ABOUT JOSEPH

Novelist, screenwriter, playwright and broadcaster, Joseph O’Connor was born in Dublin. He is the author of nine novels including Star of the Sea, Ghost Light (Dublin One City One Book novel 2011) and Shadowplay (June 2019). Among his awards are the Prix Zepter for European Novel of the Year, France’s Prix Millepages, Italy’s Premio Acerbi, an American Library Association Award and the Irish Pen Award for Outstanding Achievement in Literature. His work has been translated into forty languages. In 2014 he was appointed Frank McCourt Professor of Creative Writing at the University of Limerick. Twice-Booker Prize-winner Peter Carey has written, ‘There are few living writers who can take us back in time so assuredly, through such gorgeous sentences. Joseph O’Connor is a wonder, and Shadowplay is a triumph.’

Joseph O’Connor is the author of eighteen books, including the novels Cowboys and Indians, The Salesman, Redemption Falls, Ghost Light, The Thrill of it All and Shadowplay (2019). He has also written screenplays, two collections of short stories, True Believers and Where Have You Been?, several warmly received stage plays, six non-fiction collections and hundreds of radio diaries. His novel Star of the Sea sold more than a million copies, becoming a UK Sunday Times number one bestseller. It has been published in 40 languages. He is currently working on a novel entitled My Father’s House inspired by the real-life story of Monsignor Hugh O’Flaherty, who saved many Allied prisoners and Jewish Romans from the Nazis.

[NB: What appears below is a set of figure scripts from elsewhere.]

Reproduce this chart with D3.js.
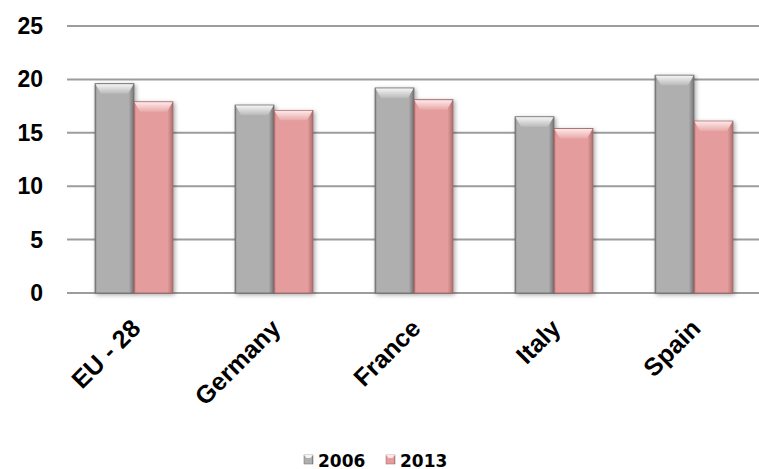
<!DOCTYPE html>
<html>
<head>
<meta charset="utf-8">
<script src="https://cdn.jsdelivr.net/npm/d3@7"></script>
<style>
  html, body { margin: 0; padding: 0; background: #ffffff; }
  svg { display: block; }
</style>
</head>
<body>
<script>
// Category labels, series names and values
const categories = ["EU - 28", "Germany", "France", "Italy", "Spain"];
const seriesNames = ["2006", "2013"];
const values2006 = [19.6, 17.6, 19.2, 16.5, 20.4];
const values2013 = [17.9, 17.1, 18.1, 15.4, 16.1];
const yTicks = [0, 5, 10, 15, 20, 25];

const W = 759, H = 469;
const svg = d3.select("body").append("svg").attr("width", W).attr("height", H);

const series = [
  { name: seriesNames[0], values: values2006, base: "#afafaf", dark: "#777777", edge: "#6a6a6a", hi: "#f4f4f4", hi2: "#bababa" },
  { name: seriesNames[1], values: values2013, base: "#e59c9c", dark: "#ad7070", edge: "#9c6464", hi: "#fee8e8", hi2: "#e9a8a8" }
];

// Scales
const x = d3.scaleBand().domain(categories).range([64, 764]).paddingInner(0.443).paddingOuter(0.2215);
const xs = d3.scaleBand().domain(seriesNames).range([0, x.bandwidth()]).padding(0);
const y = d3.scaleLinear().domain([0, 25]).range([293, 26]);

// Gradients and shadow
const defs = svg.append("defs");
const shadow = defs.append("filter").attr("id", "shadow")
  .attr("x", "-20%").attr("y", "-10%").attr("width", "150%").attr("height", "130%");
shadow.append("feDropShadow").attr("dx", 1.5).attr("dy", 1.5).attr("stdDeviation", 2)
  .attr("flood-color", "#000").attr("flood-opacity", 0.35);

series.forEach((s, i) => {
  const g = defs.append("linearGradient").attr("id", "side" + i).attr("x1", 0).attr("x2", 1).attr("y1", 0).attr("y2", 0);
  g.append("stop").attr("offset", 0).attr("stop-color", s.dark);
  g.append("stop").attr("offset", 0.05).attr("stop-color", s.base);
  g.append("stop").attr("offset", 0.86).attr("stop-color", s.base);
  g.append("stop").attr("offset", 1).attr("stop-color", s.dark);
  const t = defs.append("linearGradient").attr("id", "top" + i).attr("x1", 0).attr("x2", 0).attr("y1", 0).attr("y2", 1);
  t.append("stop").attr("offset", 0).attr("stop-color", s.hi);
  t.append("stop").attr("offset", 1).attr("stop-color", s.hi2);
});

// Gridlines
svg.append("g").selectAll("line").data(yTicks).join("line")
  .attr("x1", 67).attr("x2", W)
  .attr("y1", d => y(d)).attr("y2", d => y(d))
  .attr("stroke", "#9c9c9c").attr("stroke-width", 2);

// Y-axis labels
svg.append("g").selectAll("text").data(yTicks).join("text")
  .attr("x", 43).attr("y", d => y(d))
  .attr("text-anchor", "end").attr("dominant-baseline", "central")
  .attr("font-family", "'Liberation Sans', Arial, sans-serif")
  .attr("font-weight", "bold").attr("font-size", 23).attr("fill", "#000")
  .text(d => d);

// Bars with a bevelled top
const bevel = 10, inset = 6;
series.forEach((s, i) => {
  const grp = svg.append("g");
  categories.forEach((c, k) => {
    const v = s.values[k];
    const bx = x(c) + xs(s.name), bw = xs.bandwidth();
    const by = y(v), bh = y(0) - y(v);
    const b = grp.append("g").attr("filter", "url(#shadow)");
    b.append("rect").attr("x", bx).attr("y", by).attr("width", bw).attr("height", bh)
      .attr("fill", `url(#side${i})`).attr("stroke", s.edge).attr("stroke-width", 0.8);
    b.append("path")
      .attr("d", `M${bx + 0.5},${by + 0.5} L${bx + bw - 0.5},${by + 0.5} L${bx + bw - inset},${by + bevel} L${bx + inset},${by + bevel} Z`)
      .attr("fill", `url(#top${i})`);
  });
});

// Category labels, rotated
svg.append("g").selectAll("text").data(categories).join("text")
  .attr("transform", d => `translate(${x(d) + x.bandwidth() / 2 + 8},330) rotate(-45)`)
  .attr("text-anchor", "end")
  .attr("font-family", "'Liberation Sans', Arial, sans-serif")
  .attr("font-weight", "bold").attr("font-size", 25).attr("fill", "#000")
  .text(d => d);

// Legend
const legendX = [304, 386];
const leg = svg.append("g");
series.forEach((s, i) => {
  leg.append("rect").attr("x", legendX[i]).attr("y", 455).attr("width", 9).attr("height", 9)
    .attr("fill", `url(#side${i})`).attr("stroke", s.edge).attr("stroke-width", 0.5);
  leg.append("path")
    .attr("d", `M${legendX[i]},455 L${legendX[i] + 9},455 L${legendX[i] + 6.5},458 L${legendX[i] + 2.5},458 Z`)
    .attr("fill", s.hi);
  leg.append("text").attr("x", legendX[i] + 14).attr("y", 466.5)
    .attr("font-family", "'DejaVu Sans', Verdana, sans-serif")
    .attr("font-weight", "bold").attr("font-size", 17).attr("fill", "#000")
    .text(s.name);
});
</script>
</body>
</html>
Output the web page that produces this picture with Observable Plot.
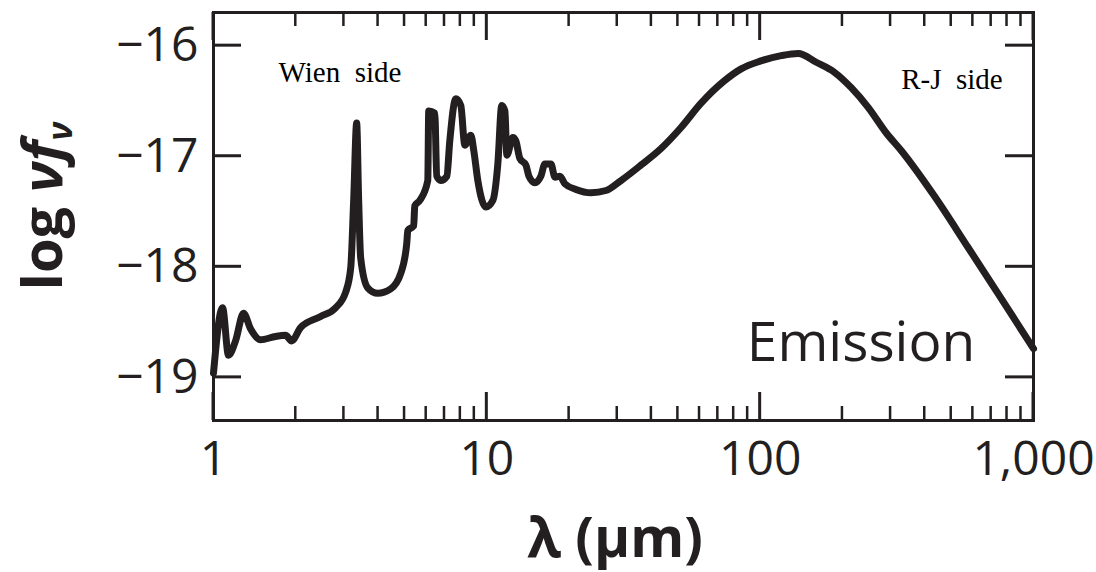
<!DOCTYPE html>
<html>
<head>
<meta charset="utf-8">
<script src="https://cdn.jsdelivr.net/npm/d3@7"></script>
<script src="https://cdn.jsdelivr.net/npm/@observablehq/plot@0.6"></script>
<style>
  html, body { margin: 0; padding: 0; background: #fff; }
</style>
</head>
<body>
<div id="chart"></div>
<script>
// Wavelength (µm) and log νfν
const wavelength = [1.00, 1.079, 1.135, 1.204, 1.288, 1.366, 1.486, 1.687, 1.835, 1.931,
  2.083, 2.466, 2.798, 3.044, 3.177, 3.257, 3.340, 3.397, 3.455, 3.665,
  3.987, 4.449, 4.842, 5.093, 5.14, 5.40, 5.45, 5.684, 6.08, 6.13,
  6.45, 6.56, 6.78, 7.14, 7.32, 7.70, 8.03, 8.31, 8.74, 8.96,
  9.27, 9.92, 10.52, 10.97, 11.34, 11.64, 11.84, 12.45, 12.76, 13.21,
  13.90, 14.25, 14.99, 15.77, 16.31, 17.16, 17.75, 18.51, 19.31, 21.18,
  24.04, 27.29, 30.97, 36.65, 43.39, 51.35, 60.79, 73.8, 85.2, 100,
  119.4, 137.8, 160.4, 186.7, 215.4, 248.7, 289.4, 328.5, 433.9, 578,
  763.5, 1000];
const logNuFnu = [-18.96, -18.37, -18.80, -18.67, -18.42, -18.56, -18.66, -18.63, -18.62, -18.67,
  -18.55, -18.45, -18.37, -18.23, -18.01, -17.40, -16.70, -17.40, -17.92, -18.19,
  -18.24, -18.20, -18.06, -17.79, -17.67, -17.63, -17.45, -17.40, -17.22, -16.59,
  -16.61, -17.18, -17.22, -17.18, -16.86, -16.48, -16.54, -16.90, -16.81, -16.95,
  -17.22, -17.46, -17.40, -17.07, -16.54, -16.59, -16.99, -16.83, -16.86, -17.02,
  -17.08, -17.18, -17.24, -17.18, -17.07, -17.07, -17.19, -17.18, -17.25, -17.30,
  -17.33, -17.31, -17.22, -17.08, -16.93, -16.74, -16.52, -16.32, -16.21, -16.14,
  -16.09, -16.07, -16.15, -16.24, -16.38, -16.56, -16.79, -16.95, -17.36, -17.83,
  -18.29, -18.74];

const xMajorTicks = [1, 10, 100, 1000];
const xMinorTicks = [2,3,4,5,6,7,8,9, 20,30,40,50,60,70,80,90, 200,300,400,500,600,700,800,900];
const yTicks = [-19, -18, -17, -16];

const noteText = ["Wien\u00a0\u00a0side", "R-J\u00a0\u00a0side"];
const noteX = [1.73, 328];
const noteY = [-16.33, -16.39];
const tagText = ["Emission"];
const tagX = [234];
const tagY = [-18.85];

const data = wavelength.map((w, i) => ({w, v: logNuFnu[i]}));
const notes = noteText.map((t, i) => ({t, x: noteX[i], y: noteY[i]}));
const tags = tagText.map((t, i) => ({t, x: tagX[i], y: tagY[i]}));

const W = 1096, H = 572;
const mL = 213, mR = 63, mT = 12, mB = 152;
const pw = W - mL - mR, ph = H - mT - mB;
const ink = "#231f20";
const sans = "'Open Sans', 'Noto Sans', sans-serif";
const minus = d => (d < 0 ? "\u2212" : "") + Math.abs(d);

const svg = Plot.plot({
  width: W, height: H,
  marginLeft: mL, marginRight: mR, marginTop: mT, marginBottom: mB,
  style: {background: "#fff", fontFamily: sans, color: ink},
  x: {type: "log", domain: [1, 1000]},
  y: {domain: [-19.39, -15.70]},
  marks: [
    Plot.axisX({ticks: xMajorTicks, tickSize: 0, tickPadding: 20, tickFormat: d3.format(","),
      fontSize: 48, label: null, fill: ink}),
    Plot.axisY({ticks: yTicks, tickSize: 0, tickPadding: 15, tickFormat: minus,
      fontSize: 48, label: null, fill: ink}),
    Plot.line(data, {x: "w", y: "v", curve: "monotone-x", stroke: ink, strokeWidth: 7,
      strokeLinejoin: "round", strokeLinecap: "round"}),
    Plot.text(notes, {x: "x", y: "y", text: "t", textAnchor: "start", lineAnchor: "bottom",
      fontFamily: "'Liberation Serif', 'Times New Roman', serif", fontSize: 29, fill: "#000"}),
    Plot.text(tags, {x: "x", y: "y", text: "t", textAnchor: "middle", lineAnchor: "bottom",
      fontFamily: sans, fontSize: 55, fill: ink}),
    Plot.frame({stroke: ink, strokeWidth: 3})
  ]
});

const s = d3.select(svg);
const xs = svg.scale("x"), ys = svg.scale("y");
const yTop = mT, yBottom = H - mB, xLeft = mL, xRight = W - mR;
const tg = s.append("g").attr("stroke", ink).attr("fill", "none");
// inward x ticks (top and bottom)
for (const v of xMajorTicks) {
  const x = xs.apply(v);
  tg.append("line").attr("x1", x).attr("x2", x).attr("y1", yBottom).attr("y2", yBottom - 28).attr("stroke-width", 3);
  tg.append("line").attr("x1", x).attr("x2", x).attr("y1", yTop).attr("y2", yTop + 28).attr("stroke-width", 3);
}
for (const v of xMinorTicks) {
  const x = xs.apply(v);
  tg.append("line").attr("x1", x).attr("x2", x).attr("y1", yBottom).attr("y2", yBottom - 14).attr("stroke-width", 2.5);
  tg.append("line").attr("x1", x).attr("x2", x).attr("y1", yTop).attr("y2", yTop + 14).attr("stroke-width", 2.5);
}
// inward y ticks (left and right)
for (const v of yTicks) {
  const y = ys.apply(v);
  tg.append("line").attr("x1", xLeft).attr("x2", xLeft + 28).attr("y1", y).attr("y2", y).attr("stroke-width", 3);
  tg.append("line").attr("x1", xRight).attr("x2", xRight - 28).attr("y1", y).attr("y2", y).attr("stroke-width", 3);
}

// x-axis title
s.append("text")
  .attr("x", mL + pw / 2 - 8).attr("y", 557)
  .attr("text-anchor", "middle")
  .attr("font-family", sans).attr("font-weight", "bold").attr("font-size", 55)
  .attr("fill", ink)
  .text("λ (µm)");
// y-axis title
const yt = s.append("text")
  .attr("transform", "translate(62,206) rotate(-90)")
  .attr("text-anchor", "middle")
  .attr("font-family", sans).attr("font-weight", "bold").attr("font-size", 56)
  .attr("fill", ink);
yt.append("tspan").text("log ");
yt.append("tspan").attr("font-style", "italic").text("νf");
yt.append("tspan").attr("font-style", "italic").attr("font-size", 34).attr("dy", 10).text("ν");

document.getElementById("chart").appendChild(svg);
</script>
</body>
</html>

A frequent and acclaimed broadcaster, Joseph O’Connor has worked with many musicians, including Paul Brady, The Chieftains, Camille O’Sullivan, Mel Mercier, Martin Hayes, Iarla O’Lionaird, composer Brian Byrne and Scullion. He has performed spoken-word pieces at major venues including the National Concert Hall, New York’s Lincoln Centre, the Barbican Centre, London, and the Royal Albert Hall. He was concept developer and lyrics writer for the major international dance show Heartbeat of Home (Dublin run, German tour, two Canadian and two Chinese tours, London Palladium, London Piccadilly Theatre autumn 2019) and he has adapted Daphne Du Maurier’s novel My Cousin Rachel for the stage (Gate Theatre Dublin, Theatre Royal, Bath, and forthcoming UK run, autumn/winter 2019).

In 2011, he won the Irish PEN Award for Outstanding Achievement in Literature, was awarded an Honorary Doctorate from the National University of Ireland and was elected to membership of Aosdana. Among his other awards are the Hennessy Hall of Fame Award for Irish Fiction, France’s Prix Millepages, Italy’s Premio Acerbi, an American Library Association Award, the Nielsen Bookscan Golden Book Award, the Irish Post Award for Fiction, Hot Press Irish Writer of the Decade, and the Prix Madeleine Zepter for European Novel of the Year. He is Frank McCourt Professor and Chair of Creative Writing at the University of Limerick. He has been Harman Visiting Professor of Creative Writing at Baruch College, City University of New York, and Cullman Fellow at the New York Public Library. He is an Honorary Ambassador of the Irish Writers’ Centre, Dublin, and founder of the UL Frank McCourt Creative Writing Summer School at Glucksman Ireland House, NYU.